On a Kindle, use Amazon's free Send to Kindle tools: email, the web uploader, or the browser extension. On a Kobo, use the built-in Instapaper integration, which officially replaced Pocket in 2025. Both routes are free, and both took over duties that Pocket handled before it shut down.
This guide covers every method that still works in 2026, and when each one makes sense.
Last reviewed: July 12, 2026.
Kindle: three ways that work
All three are official Amazon tools and free with any Kindle. Details are on Amazon's Send to Kindle page.
1. Send to Kindle by email
Every Kindle has its own @kindle.com address. Find it under Manage Your Content and Devices, approve your personal email as a sender, then email documents to your device. The limit is 50 MB per email, and supported formats include EPUB, PDF, DOC, DOCX, HTML, TXT, and RTF. Kindle handles EPUB natively now, so EPUB is the format to prefer for anything text-heavy.
Best for: files you already have (an EPUB, a PDF, an exported article).
2. Send to Kindle on the web or desktop
Amazon's web uploader takes drag-and-drop files up to 200 MB, and there are desktop apps for Mac and Windows. Same formats as email, larger limit, no sender approval dance.
Best for: bigger files and batches.
3. The Send to Kindle browser extension
Amazon's Chrome extension sends the article you are currently reading straight to your Kindle, stripped to a readable layout. This is the closest thing to a one-click "read this on my Kindle later" flow.
Best for: sending individual articles as you browse.
Kobo: the Instapaper integration
Kobo devices had Pocket built in for years. When Pocket shut down in 2025, Kobo replaced it with Instapaper via a free firmware update; the official announcement covers the rollout. It works the way Pocket did: link your Instapaper account on the device, and everything you save to Instapaper appears on the Kobo, readable offline, with archive and delete from the device.
Setup: update your Kobo's firmware, sign in to Instapaper under More, then save articles with Instapaper's apps or browser extension. A free Instapaper account is enough; Premium is not required for the Kobo integration.
If you still have a Pocket export file, Instapaper imports it at instapaper.com/pocket.
Third-party option: Push to Kindle
Push to Kindle by FiveFilters has done article-to-Kindle conversion since long before Amazon's extension existed, and its parser handles some pages better. It is worth trying if Amazon's extension mangles a layout you care about.
Which method to use
| You want to... | Use |
|---|---|
| Send one article while browsing (Kindle) | Send to Kindle extension |
| Send an EPUB or PDF you already have | Send to Kindle email or web uploader |
| Read a steady queue of articles on a Kobo | Instapaper integration |
| Fix an article the Kindle extension parsed badly | Push to Kindle |
The part e-readers don't solve
Sending articles to an e-reader is a one-way trip.

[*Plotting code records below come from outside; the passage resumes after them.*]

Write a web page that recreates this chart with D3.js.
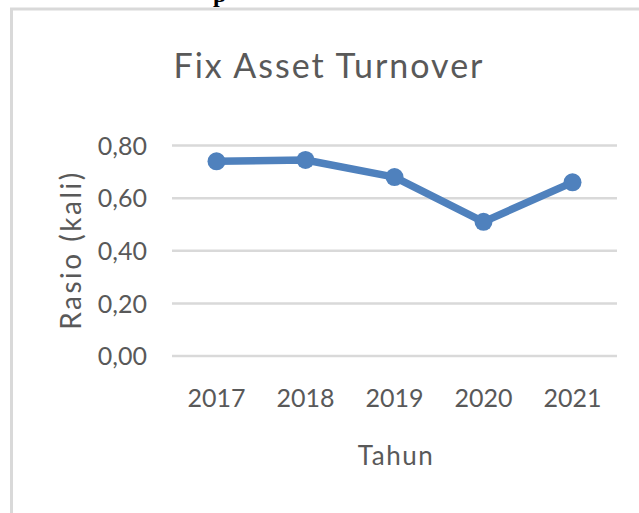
<!DOCTYPE html>
<html>
<head>
<meta charset="utf-8">
<script src="https://cdn.jsdelivr.net/npm/d3@7"></script>
<style>
  body { margin: 0; background: #fff; }
  text { font-family: Lato, "Open Sans", sans-serif; fill: #595959; }
</style>
</head>
<body>
<script>
const years = ['2017', '2018', '2019', '2020', '2021'];
const ratios = [0.74, 0.745, 0.68, 0.51, 0.66];
const yTicks = [0, 0.2, 0.4, 0.6, 0.8];

const width = 639;
const height = 513;

const svg = d3.select('body').append('svg')
  .attr('width', width)
  .attr('height', height);

// frame of the chart box (right and bottom fall outside the picture)
svg.append('rect')
  .attr('x', 11.5)
  .attr('y', 9)
  .attr('width', 700)
  .attr('height', 600)
  .attr('fill', 'none')
  .attr('stroke', '#d9d9d9')
  .attr('stroke-width', 3);

// bit of the caption above the chart, cut by the page edge
svg.append('text')
  .attr('x', 213)
  .attr('y', 2)
  .style('font-family', '"Liberation Serif", serif')
  .style('font-weight', 'bold')
  .style('font-size', '24px')
  .style('fill', '#000')
  .text('p');

const x = d3.scaleBand().domain(years).range([172, 617]);
const y = d3.scaleLinear().domain([0, 0.8]).range([356, 145.5]);

const fmt = d => d3.format('.2f')(d).replace('.', ',');

// gridlines
svg.append('g')
  .selectAll('line')
  .data(yTicks)
  .enter().append('line')
    .attr('x1', 172)
    .attr('x2', 617)
    .attr('y1', d => y(d))
    .attr('y2', d => y(d))
    .attr('stroke', '#d9d9d9')
    .attr('stroke-width', 2.5);

const yAxis = svg.append('g')
  .attr('transform', 'translate(147,0)')
  .call(d3.axisLeft(y).tickValues(yTicks).tickFormat(fmt).tickSize(0).tickPadding(0));
yAxis.select('.domain').remove();
yAxis.selectAll('text')
  .style('font-size', '25px')
  .attr('dy', '0.35em');

const xAxis = svg.append('g')
  .attr('transform', 'translate(0,389)')
  .call(d3.axisBottom(x).tickSize(0).tickPadding(0));
xAxis.select('.domain').remove();
xAxis.selectAll('text')
  .style('font-size', '25px')
  .attr('dy', '0.71em');

const line = d3.line()
  .x((d, i) => x(years[i]) + x.bandwidth() / 2)
  .y(d => y(d));

svg.append('path')
  .datum(ratios)
  .attr('d', line)
  .attr('fill', 'none')
  .attr('stroke', '#4f81bd')
  .attr('stroke-width', 7.5)
  .attr('stroke-linejoin', 'round');

svg.append('g')
  .selectAll('circle')
  .data(ratios)
  .enter().append('circle')
    .attr('cx', (d, i) => x(years[i]) + x.bandwidth() / 2)
    .attr('cy', d => y(d))
    .attr('r', 9)
    .attr('fill', '#4f81bd');

svg.append('text')
  .attr('x', 329)
  .attr('y', 78)
  .attr('text-anchor', 'middle')
  .style('font-size', '34px')
  .style('letter-spacing', '2px')
  .text('Fix Asset Turnover');

svg.append('text')
  .attr('x', 396)
  .attr('y', 465)
  .attr('text-anchor', 'middle')
  .style('font-size', '26px')
  .style('letter-spacing', '1.5px')
  .text('Tahun');

svg.append('text')
  .attr('transform', 'translate(81,250) rotate(-90)')
  .attr('text-anchor', 'middle')
  .style('font-size', '28px')
  .style('letter-spacing', '2.5px')
  .text('Rasio (kali)');
</script>
</body>
</html>
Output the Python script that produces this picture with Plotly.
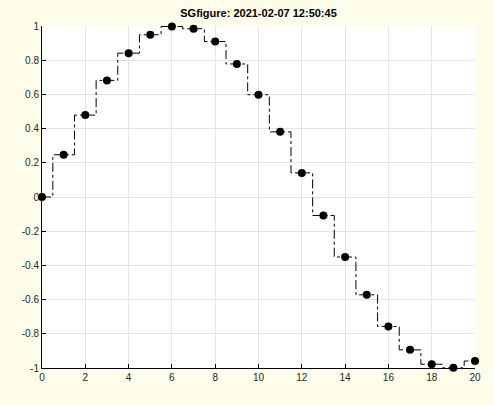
import plotly.graph_objects as go

x_vals = list(range(21))
y_vals = [0.0, 0.247, 0.479, 0.682, 0.841, 0.949, 0.997, 0.984, 0.909, 0.778,
          0.598, 0.381, 0.141, -0.108, -0.351, -0.572, -0.757, -0.894, -0.978, -0.999, -0.959]
x_ticks = list(range(0, 21, 2))
y_ticks = [-1, -0.8, -0.6, -0.4, -0.2, 0, 0.2, 0.4, 0.6, 0.8, 1]
y_labels = ["-1", "-0.8", "-0.6", "-0.4", "-0.2", "0", "0.2", "0.4", "0.6", "0.8", "1"]

fig = go.Figure()
fig.add_trace(go.Scatter(
    x=x_vals, y=y_vals, mode="lines",
    line=dict(color="black", width=1, dash="dashdot", shape="hvh"),
    hoverinfo="skip",
))
fig.add_trace(go.Scatter(
    x=x_vals, y=y_vals, mode="markers", cliponaxis=False,
    marker=dict(color="black", size=8),
))

axis_common = dict(
    showgrid=True, gridcolor="#e3e3e3", gridwidth=1,
    showline=True, linecolor="black", linewidth=1,
    ticks="inside", ticklen=4, tickcolor="black",
    tickfont=dict(family="Liberation Sans, Arial", size=10, color="#262626"),
    zeroline=False, mirror=False, automargin=False,
)
fig.update_xaxes(range=[0, 20], tickvals=x_ticks, **axis_common)
fig.update_yaxes(range=[-1, 1], tickvals=y_ticks, ticktext=y_labels, **axis_common)

fig.update_layout(
    width=494, height=405,
    margin=dict(l=42, r=19, t=26, b=37),
    paper_bgcolor="#fefde9",
    plot_bgcolor="white",
    showlegend=False,
    title=dict(text="<b>SGfigure: 2021-02-07 12:50:45</b>", x=0.5, xref="paper",
               y=1 - 13 / 405, yanchor="middle",
               font=dict(family="Liberation Sans, Arial", size=11, color="black")),
)

# drop the default page margin so the figure sits at the window corner
fig.write_html("out.html", config={"displayModeBar": False},
               post_script="document.body.style.margin='0';")
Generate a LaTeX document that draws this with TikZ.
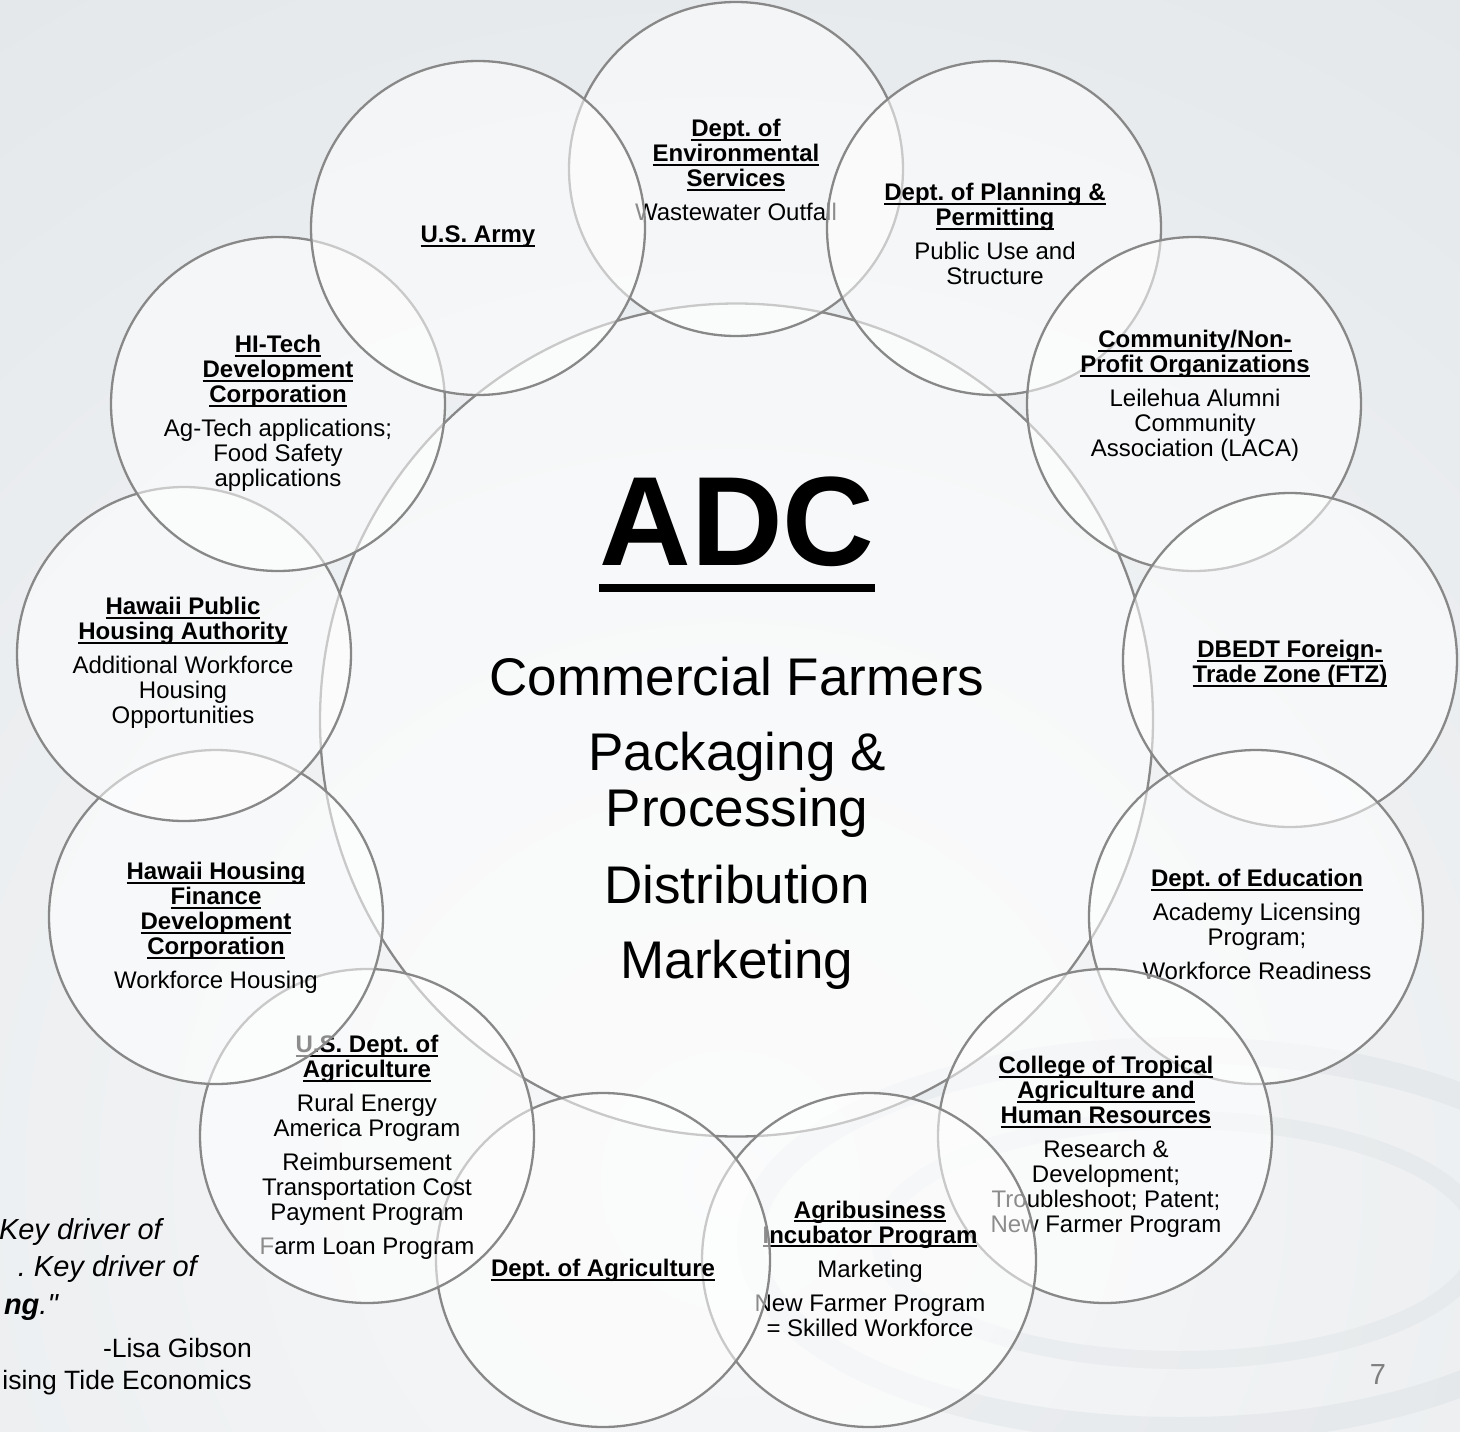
\documentclass[tikz,border=0pt]{standalone}
\usepackage{fontspec}
\setmainfont{Liberation Sans}
\newfontfamily\qfont{Liberation Sans}
\frenchspacing
\definecolor{bgc}{HTML}{E2E6E9}
\definecolor{glow}{HTML}{F7F8F9}
\definecolor{cline}{HTML}{888888}
\definecolor{pnum}{HTML}{7F7F7F}
\definecolor{ripple}{HTML}{CBD1D6}
\definecolor{greytxt}{HTML}{8C8C8C}
\newcommand\ulx[3]{\setbox0=\hbox{#3}\rlap{\rule[#1]{\wd0}{#2}}\box0}
\newcommand\hd[1]{\textbf{\ulx{-4.3pt}{1.9pt}{#1}}}
\begin{document}
\begin{tikzpicture}[x=1pt,y=-1pt,
  circ/.style={draw=cline, line width=2.3pt, fill=white, fill opacity=0.55},
  org/.style={align=center, inner sep=0pt, text=black, font=\fontsize{24}{25}\selectfont},
  mainlist/.style={align=center, inner sep=0pt, text=black, font=\fontsize{53}{56}\selectfont},
  quote/.style={inner sep=0pt, text=black, font=\qfont\fontsize{29}{38}\selectfont\itshape},
  attrib/.style={inner sep=0pt, text=black, font=\qfont\fontsize{26.5}{32}\selectfont}]
\useasboundingbox (0,0) rectangle (1460,1432);
% background
\begin{scope}
  \clip (0,0) rectangle (1460,1432);
  \fill[bgc] (0,0) rectangle (1460,1432);
  \shade[inner color=glow, outer color=bgc] (730,1180) circle[radius=1560];
  \draw[ripple, line width=26pt, opacity=0.22] (1180,1240) ellipse[x radius=430, y radius=190];
  \draw[ripple, line width=18pt, opacity=0.18] (1180,1240) ellipse[x radius=300, y radius=120];
\end{scope}
% centres
\coordinate (cmain) at (736.5,720);
\coordinate (cenv) at (736,169);
\coordinate (cplan) at (994,228);
\coordinate (ccomm) at (1194,404);
\coordinate (cdbedt) at (1290,660);
\coordinate (cedu) at (1256,917);
\coordinate (cctahr) at (1105,1136);
\coordinate (cagri) at (869,1260);
\coordinate (cdoa) at (603,1260);
\coordinate (cusda) at (367,1136);
\coordinate (chhfdc) at (216,917);
\coordinate (chpha) at (184,654);
\coordinate (chitech) at (278,404);
\coordinate (carmy) at (478,228);
% main circle
\draw[circ] (cmain) circle[radius=416.5];
\node[inner sep=0pt, text=black, font=\fontsize{127}{130}\selectfont\bfseries, anchor=base] (adc) at (737,565) {\ulx{-27pt}{8pt}{ADC}};
\node[mainlist] (mainl) at (737,823) {Commercial Farmers\\[19pt] Packaging \&\\ Processing\\[21pt] Distribution\\[19pt] Marketing};
% outer circles in drawing order
\draw[circ] (cenv) circle[radius=167];
\node[org] (tenv) at (736,170) {\hd{Dept. of}\\ \hd{Environmental}\\ \hd{Services}\\[9pt] Wastewater Outfall};
\draw[circ] (cplan) circle[radius=167];
\node[org] (tplan) at (995,234) {\hd{Dept. of Planning \&}\\ \hd{Permitting}\\[9pt] Public Use and\\ Structure};
\draw[circ] (ccomm) circle[radius=167];
\node[org] (tcomm) at (1195,396) {\hd{Community/Non-}\\ \hd{Profit Organizations}\\[9pt] Leilehua Alumni\\ Community\\ Association (LACA)};
\draw[circ] (cdbedt) circle[radius=167];
\node[org] (tdbedt) at (1290,663.5) {\hd{DBEDT Foreign-}\\ \hd{Trade Zone (FTZ)}};
\draw[circ] (cedu) circle[radius=167];
\node[org] (tedu) at (1257,924.5) {\hd{Dept. of Education}\\[9pt] Academy Licensing\\ Program;\\[9pt] Workforce Readiness};
\draw[circ] (cctahr) circle[radius=167];
\node[org] (tctahr) at (1106,1146.5) {\hd{College of Tropical}\\ \hd{Agriculture and}\\ \hd{Human Resources}\\[9pt] Research \&\\ Development;\\ Troubleshoot; Patent;\\ New Farmer Program};
\draw[circ] (cagri) circle[radius=167];
\node[org] (tagri) at (870,1268.5) {\hd{Agribusiness}\\ \hd{Incubator Program}\\[9pt] Marketing\\[9pt] New Farmer Program\\ = Skilled Workforce};
\draw[circ] (cdoa) circle[radius=167];
\node[org] (tdoa) at (603,1270.5) {\hd{Dept. of Agriculture}};
\draw[circ] (cusda) circle[radius=167];
\node[org] (tusda) at (367,1147) {\hd{U.S. Dept. of}\\ \hd{Agriculture}\\[9pt] Rural Energy\\ America Program\\[9pt] Reimbursement\\ Transportation Cost\\ Payment Program\\[9pt] {\color{greytxt}F}arm Loan Program};
\draw[circ] (chhfdc) circle[radius=167];
\node[org] (thhfdc) at (216,927.5) {\hd{Hawaii Housing}\\ \hd{Finance}\\ \hd{Development}\\ \hd{Corporation}\\[9pt] Workforce Housing};
\draw[circ] (chpha) circle[radius=167];
\node[org] (thpha) at (183,663) {\hd{Hawaii Public}\\ \hd{Housing Authority}\\[9pt] Additional Workforce\\ Housing\\ Opportunities};
\draw[circ] (chitech) circle[radius=167];
\node[org] (thitech) at (278,413.5) {\hd{HI-Tech}\\ \hd{Development}\\ \hd{Corporation}\\[9pt] Ag-Tech applications;\\ Food Safety\\ applications};
\draw[circ] (carmy) circle[radius=167];
\node[org] (tarmy) at (478,236.5) {\hd{U.S. Army}};
% quote (cut at the left edge, as in the slide)
\begin{scope}
  \clip (0,0) rectangle (1460,1432);
  \node[quote, anchor=base east] (q1) at (162,1239) {Key driver of};
  \node[quote, anchor=base east] (q2) at (197,1276) {. Key driver of};
  \node[quote, anchor=base east] (q3) at (58,1314) {\textbf{ng}."};
  \node[attrib, anchor=base east] (q4) at (252,1357) {-Lisa Gibson};
  \node[attrib, anchor=base east] (q5) at (252,1389) {ising Tide Economics};
\end{scope}
\node[inner sep=0pt, text=pnum, font=\fontsize{29}{32}\selectfont] (pnum) at (1378,1375) {7};
\end{tikzpicture}
\end{document}
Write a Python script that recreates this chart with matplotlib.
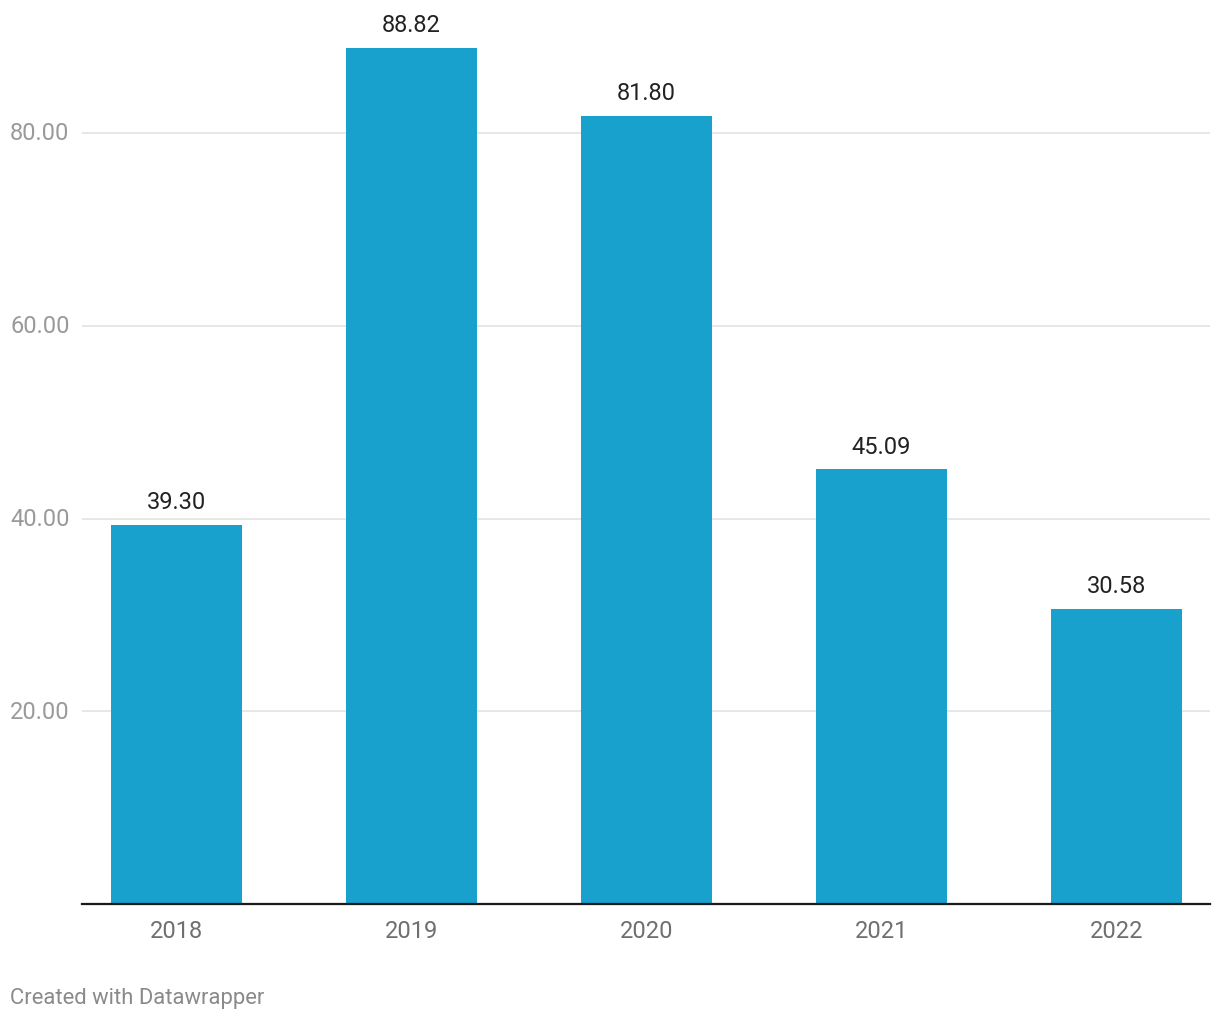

The article lands on the device, you read it, and that is the end of the story: months later there is no way to search across everything you sent, no tags, and no export.
That is fine for reading. It fails the day you think "I read something about this last year" and need to find it. The fix is to keep a searchable library as the system of record and treat the e-reader as one reading surface. Gleamr does not send to Kindle or Kobo; what it does is keep every article you save full-text searchable and exportable as JSON, so the things you read remain findable after the e-reader forgets them. More on that setup in what a personal reading library needs.
Want your saved articles findable later? Start free with 50 articles
Frequently asked questions
How do I send a web article to my Kindle in 2026?
Use Amazon's free Send to Kindle browser extension to send the page you are reading, or email the file to your device's @kindle.com address. EPUB, PDF, DOC, HTML, and TXT are all supported, up to 50 MB by email or 200 MB via the web uploader.
What replaced Pocket on Kobo e-readers?
Instapaper. Kobo replaced the built-in Pocket integration with Instapaper through a free firmware update in 2025, and it works the same way: save articles to Instapaper and read them offline on the Kobo.
Do Kindles support EPUB now?
Yes. Every Send to Kindle method accepts EPUB and converts it to Kindle's native format automatically, so there is no need to convert files yourself.
Can I search articles I sent to my Kindle or Kobo?
Not across your library in any practical way. E-readers are built for reading, not retrieval. Keep a searchable read-later library as your system of record and use the e-reader as a reading surface.